While this innovation is excellent news for the customer segments rejected by traditional models, they do raise some important questions, about data security, data privacy (i.e. lower income persons having to give up privacy for getting a loan), but also
about the accuracy of these models, due to the lack of large historical data sets.
- The use of APIs and tools for easier and faster valorization of underlying assets or collaterals. These tools allow to estimate asset value, asset quality (risk of asset dropping in value) and asset liquidity (how easily can asset be liquidated
upon default). Several providers, like Capilever, provide API services that allow estimating these parameters for different asset types. Furthermore these tools allow to streamline the inventorization and (re)valorization of customer assets, which can potentially
be used as collateral.
Also for business loans a lot of change is possible. We indicated above that the analysis and decision process for those loans is still very manual. However, we see that more Fintechs are providing innovative offerings to automate these processes
for specific niche credits. A good example is invoice financing (also called invoice factoring), where the unpaid invoices are pre-financed by a credit institution. This product is very well structured and scoring can be done quite easily by analyzing the
historical invoice payments of the company.
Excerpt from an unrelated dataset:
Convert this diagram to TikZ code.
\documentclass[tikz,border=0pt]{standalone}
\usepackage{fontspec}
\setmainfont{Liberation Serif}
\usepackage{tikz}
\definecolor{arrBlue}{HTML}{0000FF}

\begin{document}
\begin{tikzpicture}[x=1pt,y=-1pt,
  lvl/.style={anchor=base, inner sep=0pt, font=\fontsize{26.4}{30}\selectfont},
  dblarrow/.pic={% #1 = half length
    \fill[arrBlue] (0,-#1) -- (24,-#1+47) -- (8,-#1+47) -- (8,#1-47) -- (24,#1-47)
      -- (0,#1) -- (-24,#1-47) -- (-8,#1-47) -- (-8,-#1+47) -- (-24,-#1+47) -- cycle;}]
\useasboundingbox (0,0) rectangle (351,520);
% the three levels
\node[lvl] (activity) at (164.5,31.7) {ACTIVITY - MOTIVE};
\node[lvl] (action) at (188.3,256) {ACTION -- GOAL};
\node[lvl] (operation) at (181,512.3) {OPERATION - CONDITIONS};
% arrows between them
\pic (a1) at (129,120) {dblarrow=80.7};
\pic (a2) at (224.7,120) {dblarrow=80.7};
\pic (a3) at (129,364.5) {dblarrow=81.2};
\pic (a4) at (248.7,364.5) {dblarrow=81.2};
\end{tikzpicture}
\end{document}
Unfortunately, a large part of the business loans is still very manual. The big challenge in the coming years will therefore be to increase their STP rate, by:
- Feeding the input data with higher data quality, in a more structured way and faster. For example, easy integration with ERP and accounting platforms allows to get faster access to more structured company data (compared to annual reports)
- Having more flexible models, which cope with more diverse situations and even with unstructured data (i.e. typically via OCR and Natural Language Processing, allowing to structure this data and identify patterns).
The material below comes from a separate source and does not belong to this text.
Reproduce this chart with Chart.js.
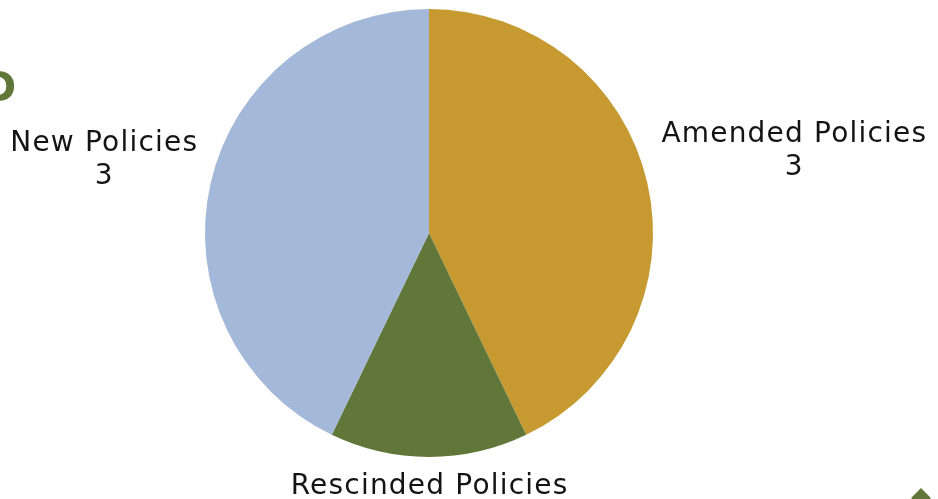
<!DOCTYPE html>
<html>
<head>
<meta charset="utf-8">
<script src="https://cdn.jsdelivr.net/npm/chart.js@4/dist/chart.umd.min.js"></script>
<style>
  html, body { margin: 0; padding: 0; background: #ffffff; overflow: hidden; }
  #wrap { position: relative; width: 938px; height: 499px; }
  #frag { position: absolute; left: -17px; top: 64px; font: bold 40px "DejaVu Sans", sans-serif; color: #61773A; }
  #diamond { position: absolute; left: 914px; top: 491px; width: 14px; height: 14px; background: #61773A; transform: rotate(45deg); }
</style>
</head>
<body>
<div id="wrap">
  <canvas id="c" width="938" height="499"></canvas>
  <div id="frag">D</div>
  <div id="diamond"></div>
</div>
<script>
const categories = ["Amended Policies", "Rescinded Policies", "New Policies"];
const values = [3, 1, 3];
const colors = ["#C69A31", "#61773A", "#A4B8DA"];
const labelDistance = [1.67, 1.20, 1.49];

const labelPlugin = {
  id: 'outsideLabels',
  afterDraw(chart) {
    const ctx = chart.ctx;
    const meta = chart.getDatasetMeta(0);
    ctx.save();
    ctx.font = '28px "DejaVu Sans", sans-serif';
    ctx.letterSpacing = '1.2px';
    ctx.fillStyle = '#141414';
    ctx.textAlign = 'center';
    ctx.textBaseline = 'middle';
    const lh = 33;
    meta.data.forEach((arc, i) => {
      const p = arc.getProps(['x', 'y', 'startAngle', 'endAngle', 'outerRadius'], true);
      const mid = (p.startAngle + p.endAngle) / 2;
      const d = p.outerRadius * labelDistance[i];
      const cx = p.x + Math.cos(mid) * d + 0.6;
      const cy = p.y + Math.sin(mid) * d + 1;
      ctx.fillText(categories[i], cx, cy - lh / 2);
      ctx.fillText(String(values[i]), cx, cy + lh / 2);
    });
    ctx.restore();
  }
};

new Chart(document.getElementById('c'), {
  type: 'pie',
  data: {
    labels: categories,
    datasets: [{ data: values, backgroundColor: colors, borderWidth: 0 }]
  },
  options: {
    responsive: false,
    animation: false,
    layout: { padding: { left: 0, right: 80, top: 9, bottom: 42 } },
    plugins: { legend: { display: false }, tooltip: { enabled: false } }
  },
  plugins: [labelPlugin]
});
</script>
</body>
</html>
Apart from making the risk scoring process more STP, more accurate and more tailored to different customer segments, there are 2 other aspects where financial institutions can make a difference:
- Helping customers to improve their credit scoring themselves. Instead of just providing a scoring (often just the final score result), banks should provide tools and advice on how customers can improve their own scoring. This can be done by
improving solvability, liquidity and trustworthiness, but also by providing additional insights into their financial data and the option to provide additional collaterals.
- Continuous reassessment or recalculation of the risk scoring during the life-cycle of the credit. This means a reassessment of the PD when changes occur in the personal, professional or financial situation of the borrower(s), but also
a reassessment of the LGD, by reviewing the value, quality and liquidity of the collaterals.
Of course in order to be profitable, this should be fully automated. When well implemented, it can help banks to better monitor and manage their risks (e.g. by lowering thresholds for future loans, increasing/decreasing buffers, asking customers to offer
additional collaterals, notifying customers of the identified risk, etc.).
As the above article demonstrates there are a lot of interesting innovations in the field of credit risk scoring. With the current turbulent economic times, we see a lot of new innovative risk scoring models, which are leading to much higher default
rates than predicted, resulting in a number of Fintechs coming into difficult papers. Time (and historical data) will tell which models provide the best fit.